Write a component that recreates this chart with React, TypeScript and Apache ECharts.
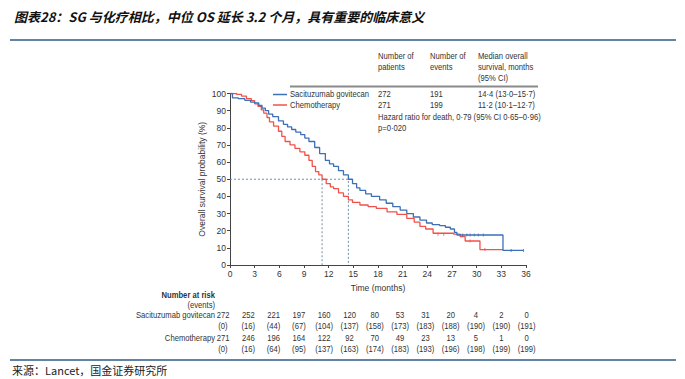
import React, { useEffect, useRef } from "react";
import * as echarts from "echarts";

// Kaplan-Meier curves: [months, survival %]
const sgCurve: [number, number][] = [
  [0, 100], [0.3, 97.5], [1.0, 97], [1.8, 96], [2.5, 95], [3.0, 94.5], [3.5, 93], [3.9, 91.5],
  [4.3, 90], [4.7, 88], [5.2, 86.5], [5.9, 84], [6.5, 82], [7.0, 80.5], [7.5, 79], [8.0, 77.5],
  [8.6, 76], [9.1, 74], [9.6, 72], [10.3, 68.5], [10.9, 65], [11.6, 61], [12.1, 59], [12.6, 57.5],
  [13.2, 55], [13.8, 52.5], [14.4, 50], [14.9, 47.5], [15.4, 45], [15.8, 43.5], [16.5, 41.5],
  [17.2, 40], [18.2, 38], [19.0, 36], [19.8, 34], [20.7, 32], [21.5, 30], [22.3, 28], [23.1, 26.2],
  [23.9, 24.5], [24.6, 23.5], [25.5, 23], [26.2, 22], [26.8, 21], [27.3, 19], [27.6, 17.5],
  [33.2, 8.5], [35.7, 8.5],
];
const chemoCurve: [number, number][] = [
  [0, 100], [0.8, 99.5], [1.4, 98.5], [2.0, 97], [2.6, 95.8], [3.0, 94], [3.4, 92.5], [3.8, 90.5],
  [4.1, 88.5], [4.5, 86], [4.8, 83.5], [5.3, 81], [5.9, 78], [6.3, 75], [6.7, 72], [7.3, 70],
  [7.9, 68], [8.5, 66], [9.1, 64], [9.6, 61], [10.0, 57.5], [10.4, 54.5], [10.8, 52.5], [11.2, 50],
  [11.7, 47.5], [12.2, 45.5], [12.6, 44.5], [13.2, 42], [13.8, 40], [14.4, 38], [14.9, 36.5],
  [15.8, 35], [16.8, 34], [17.8, 33], [19.1, 31], [20.3, 29.5], [21.5, 27.2], [22.4, 25], [23.1, 22.5],
  [23.8, 21], [24.7, 18.5], [27.2, 18], [28.0, 16.5], [28.6, 14], [30.4, 9], [33.2, 9],
];
const sgCensored: [number, number][] = [
  [28.3, 17.5], [28.8, 17.5], [29.2, 17.5], [29.7, 17.5], [30.2, 17.5], [30.8, 17.5], [34.2, 8.5], [35.7, 8.5],
];
const chemoCensored: [number, number][] = [[25.3, 18], [26.0, 18], [29.2, 14], [31.0, 9]];

const seriesNames = ["Sacituzumab govitecan", "Chemotherapy"];
const seriesColors = ["#3b70b6", "#f0524a"];
const medians = [14.4, 11.2];
const patients = ["272", "271"];
const eventsTotal = ["191", "199"];
const medianCI = ["14·4 (13·0–15·7)", "11·2 (10·1–12·7)"];
const headerPatients = ["Number of", "patients"];
const headerEvents = ["Number of", "events"];
const headerMedian = ["Median overall", "survival, months", "(95% CI)"];
const hazardText = "Hazard ratio for death, 0·79 (95% CI 0·65–0·96)";
const pText = "p=0·020";

const sgAtRisk = [272, 252, 221, 197, 160, 120, 80, 53, 31, 20, 4, 2, 0];
const sgEvents = [0, 16, 44, 67, 104, 137, 158, 173, 183, 188, 190, 190, 191];
const chemoAtRisk = [271, 246, 196, 164, 122, 92, 70, 49, 23, 13, 5, 1, 0];
const chemoEvents = [0, 16, 64, 95, 137, 163, 174, 183, 193, 196, 198, 199, 199];

const titleText = "图表28：SG 与化疗相比，中位 OS 延长 3.2 个月，具有重要的临床意义";
const sourceText = "来源：Lancet，国金证券研究所";
const yAxisName = "Overall survival probability (%)";
const xAxisName = "Time (months)";

const FONT = "'Liberation Sans', Arial, sans-serif";
const FS = 8.5;
const SX = 0.9;
const TXT = "#333";

function txt(x: number, y: number, text: string, opts: any = {}) {
  const align = opts.align || "left";
  return {
    type: "text",
    x,
    y,
    scaleX: SX,
    silent: true,
    style: {
      text,
      fill: opts.fill || TXT,
      font: opts.font || `${opts.weight || "normal"} ${opts.size || FS}px ${FONT}`,
      align,
      textAlign: align,
      verticalAlign: "middle",
      textVerticalAlign: "middle",
    },
  };
}

export default function App() {
  const ref = useRef<HTMLDivElement>(null);
  useEffect(() => {
    if (!ref.current) return;
    const chart = echarts.init(ref.current, undefined, { renderer: "svg" });

    const graphics: any[] = [];
    graphics.push({
      type: "text",
      x: 14,
      y: 16,
      silent: true,
      style: {
        text: titleText,
        fill: "#111",
        font: `italic bold 13px 'Noto Sans CJK SC', sans-serif`,
        verticalAlign: "middle",
        textVerticalAlign: "middle",
      },
    });
    graphics.push({ type: "line", shape: { x1: 10, y1: 40, x2: 676, y2: 40 }, style: { stroke: "#2c5a88", lineWidth: 1.5 } });
    graphics.push({ type: "line", shape: { x1: 10, y1: 360, x2: 676, y2: 360 }, style: { stroke: "#2c5a88", lineWidth: 1.5 } });
    graphics.push({
      type: "text",
      x: 12,
      y: 370,
      silent: true,
      style: {
        text: sourceText,
        fill: "#222",
        font: `11px 'Noto Sans CJK SC', sans-serif`,
        verticalAlign: "middle",
        textVerticalAlign: "middle",
      },
    });

    headerPatients.forEach((t, i) => graphics.push(txt(378, 56 + i * 11, t)));
    headerEvents.forEach((t, i) => graphics.push(txt(430, 56 + i * 11, t)));
    headerMedian.forEach((t, i) => graphics.push(txt(478, 56 + i * 11, t)));
    graphics.push({ type: "line", shape: { x1: 290, y1: 86.5, x2: 538, y2: 86.5 }, style: { stroke: "#8a8a8a", lineWidth: 2 } });
    seriesNames.forEach((name, i) => {
      const y = 94.5 + i * 10.5;
      graphics.push({ type: "line", shape: { x1: 273, y1: y, x2: 287, y2: y }, style: { stroke: seriesColors[i], lineWidth: 1.5 } });
      graphics.push(txt(290, y, name));
      graphics.push(txt(378, y, patients[i]));
      graphics.push(txt(430, y, eventsTotal[i]));
      graphics.push(txt(478, y, medianCI[i]));
    });
    graphics.push(txt(378, 117, hazardText));
    graphics.push(txt(378, 128, pText));

    graphics.push(txt(215, 295, "Number at risk", { align: "right", weight: "bold" }));
    graphics.push(txt(215, 305, "(events)", { align: "right" }));
    const rows = [
      { label: seriesNames[0], risk: sgAtRisk, ev: sgEvents, y: 315 },
      { label: seriesNames[1], risk: chemoAtRisk, ev: chemoEvents, y: 338 },
    ];
    rows.forEach((r) => {
      graphics.push(txt(215, r.y, r.label, { align: "right" }));
      r.risk.forEach((v, i) => {
        const cx = 223 + i * 25.3;
        graphics.push(txt(cx, r.y, String(v), { align: "center" }));
        graphics.push(txt(cx, r.y + 11, `(${r.ev[i]})`, { align: "center" }));
      });
    });

    const medianLine = (m: number, withHorizontal: boolean) => ({
      type: "line",
      data: withHorizontal ? [[0, 50], [m, 50], [m, 0]] : [[m, 50], [m, 0]],
      showSymbol: false,
      silent: true,
      lineStyle: { color: "#6f8fae", width: 1, type: [2, 2] },
      z: 1,
    });

    const censorSymbol = "path://M0,0L1,0L1,10L0,10Z";

    chart.setOption({
      animation: false,
      backgroundColor: "#fff",
      textStyle: { fontFamily: FONT },
      grid: { left: 230, top: 93.5, width: 296, height: 171.5, containLabel: false },
      xAxis: {
        type: "value",
        min: 0,
        max: 36,
        interval: 3,
        name: xAxisName,
        nameLocation: "middle",
        nameGap: 18,
        nameTextStyle: { color: TXT, fontSize: FS, fontFamily: FONT },
        axisLine: { lineStyle: { color: "#444", width: 1 } },
        axisTick: { length: 3, lineStyle: { color: "#444" } },
        axisLabel: { color: TXT, fontSize: FS, margin: 4, fontFamily: FONT },
        splitLine: { show: false },
      },
      yAxis: {
        type: "value",
        min: 0,
        max: 100,
        interval: 10,
        name: yAxisName,
        nameLocation: "middle",
        nameGap: 24,
        nameRotate: 90,
        nameTextStyle: { color: TXT, fontSize: FS, fontFamily: FONT },
        axisLine: { show: true, lineStyle: { color: "#444", width: 1 } },
        axisTick: { show: true, length: 3, lineStyle: { color: "#444" } },
        axisLabel: { color: TXT, fontSize: FS, margin: 4, fontFamily: FONT },
        splitLine: { show: false },
      },
      series: [
        medianLine(medians[0], true),
        medianLine(medians[1], false),
        {
          name: seriesNames[1],
          type: "line",
          step: "end",
          data: chemoCurve,
          showSymbol: false,
          lineStyle: { color: seriesColors[1], width: 1.3 },
          z: 2,
        },
        {
          name: seriesNames[0],
          type: "line",
          step: "end",
          data: sgCurve,
          showSymbol: false,
          lineStyle: { color: seriesColors[0], width: 1.3 },
          z: 3,
        },
        {
          type: "scatter",
          data: chemoCensored,
          symbol: censorSymbol,
          symbolSize: [1, 3],
          itemStyle: { color: seriesColors[1] },
          silent: true,
        },
        {
          type: "scatter",
          data: sgCensored,
          symbol: censorSymbol,
          symbolSize: [1, 3],
          itemStyle: { color: seriesColors[0] },
          silent: true,
        },
      ],
      graphic: graphics,
    });
    return () => chart.dispose();
  }, []);
  return (
    <div
      ref={ref}
      style={{ position: "fixed", left: 0, top: 0, width: 685, height: 379, background: "#fff" }}
    />
  );
}
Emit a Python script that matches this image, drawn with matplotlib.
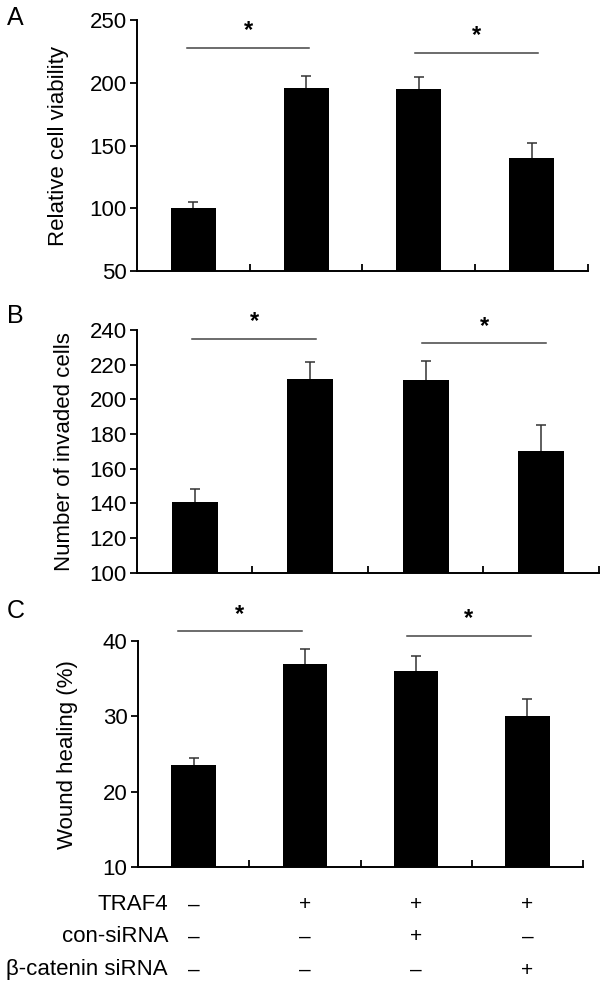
import matplotlib
matplotlib.use("Agg")
import matplotlib.pyplot as plt
import matplotlib.transforms as mtransforms

plt.rcParams['font.family'] = ['Liberation Sans', 'DejaVu Sans']

# data
groups = [0, 1, 2, 3]
viability = [100, 196, 195, 140]
viability_err = [5, 9, 9.5, 12]
invaded = [140.5, 212, 211, 170]
invaded_err = [7.5, 9.5, 11, 15]
wound = [23.5, 37, 36, 30]
wound_err = [1.0, 2.0, 2.0, 2.3]

row_names = ['TRAF4', 'con-siRNA', 'β-catenin siRNA']
traf4 = ['–', '+', '+', '+']
con_sirna = ['–', '–', '+', '–']
bcat_sirna = ['–', '–', '–', '+']

# significance brackets: (x start, x end, height)
sig_a = [(-0.06, 1.03, 227.7), (1.97, 3.06, 223.7)]
sig_b = [(-0.02, 1.05, 234.8), (1.97, 3.04, 232.3)]
sig_c = [(-0.14, 0.97, 41.3), (1.92, 3.03, 40.7)]

fig = plt.figure(figsize=(6, 9.91), dpi=100)


def panel(rect, vals, errs, ylim, yticks, ylabel, letter, letter_y, sigs, label_x):
    ax = fig.add_axes(rect)
    ax.bar(groups, [v - ylim[0] for v in vals], bottom=ylim[0], width=0.4,
           color='black', zorder=2)
    # upper error bars only, cap drawn on top end
    ax.errorbar(groups, vals, yerr=[[0] * 4, errs], fmt='none', ecolor='#333333',
                elinewidth=1.1, capsize=0, zorder=1)
    tops = [v + e for v, e in zip(vals, errs)]
    ax.plot(groups, tops, linestyle='none', marker='_', markersize=7,
            markeredgewidth=1.1, color='#333333', zorder=1)
    ax.set_xlim(-0.5, 3.5)
    ax.set_ylim(*ylim)
    ax.set_yticks(yticks)
    ax.set_xticks([0.5, 1.5, 2.5, 3.5])
    ax.set_xticklabels([])
    for s in ['top', 'right']:
        ax.spines[s].set_visible(False)
    for s in ['left', 'bottom']:
        ax.spines[s].set_linewidth(1.4)
    ax.tick_params(axis='y', direction='out', length=5, width=1.3, labelsize=16, pad=2.5)
    ax.tick_params(axis='x', direction='in', length=5, width=1.3)
    ax.set_ylabel(ylabel, fontsize=16)
    ax.yaxis.set_label_coords(label_x, 0.5)
    for x0, x1, h in sigs:
        ax.plot([x0, x1], [h, h], color='#444444', lw=1.1, clip_on=False)
        ax.annotate('*', ((x0 + x1) / 2, h), xytext=(0, 4), textcoords='offset points',
                    ha='center', va='bottom', fontsize=17, fontweight='bold',
                    annotation_clip=False)
    fig.text(0.012, 1 - letter_y / 991, letter, fontsize=18, va='center', ha='left')
    return ax


panel([0.2283, 0.7265, 0.7517, 0.2533], viability, viability_err, (50, 250),
      [50, 100, 150, 200, 250], 'Relative cell viability', 'A', 18, sig_a, -0.15)
panel([0.2283, 0.4221, 0.7700, 0.2449], invaded, invaded_err, (100, 240),
      [100, 120, 140, 160, 180, 200, 220, 240], 'Number of invaded cells', 'B', 316,
      sig_b, -0.134)
axc = panel([0.2300, 0.1248, 0.7417, 0.2284], wound, wound_err, (10, 40),
            [10, 20, 30, 40], 'Wound healing (%)', 'C', 611, sig_c, -0.135)

trans = mtransforms.blended_transform_factory(axc.transData, fig.transFigure)
row_y = [1 - 905 / 991, 1 - 937 / 991, 1 - 970 / 991]
for name, signs, y in zip(row_names, [traf4, con_sirna, bcat_sirna], row_y):
    fig.text(0.28, y, name, ha='right', va='center', fontsize=16)
    for g, s in zip(groups, signs):
        fig.text(g, y, s, transform=trans, ha='center', va='center', fontsize=15)

fig.savefig('out.png', dpi=100)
- - -
Direction: Using the entries above, write out exactly the lines from the one with "Emit a Python" through the one with "wound_err = [1.0, 2.0, 2.0, 2.3]", ends included. Leave out any pictures.

Response:
Emit a Python script that matches this image, drawn with matplotlib.
import matplotlib
matplotlib.use("Agg")
import matplotlib.pyplot as plt
import matplotlib.transforms as mtransforms

plt.rcParams['font.family'] = ['Liberation Sans', 'DejaVu Sans']

# data
groups = [0, 1, 2, 3]
viability = [100, 196, 195, 140]
viability_err = [5, 9, 9.5, 12]
invaded = [140.5, 212, 211, 170]
invaded_err = [7.5, 9.5, 11, 15]
wound = [23.5, 37, 36, 30]
wound_err = [1.0, 2.0, 2.0, 2.3]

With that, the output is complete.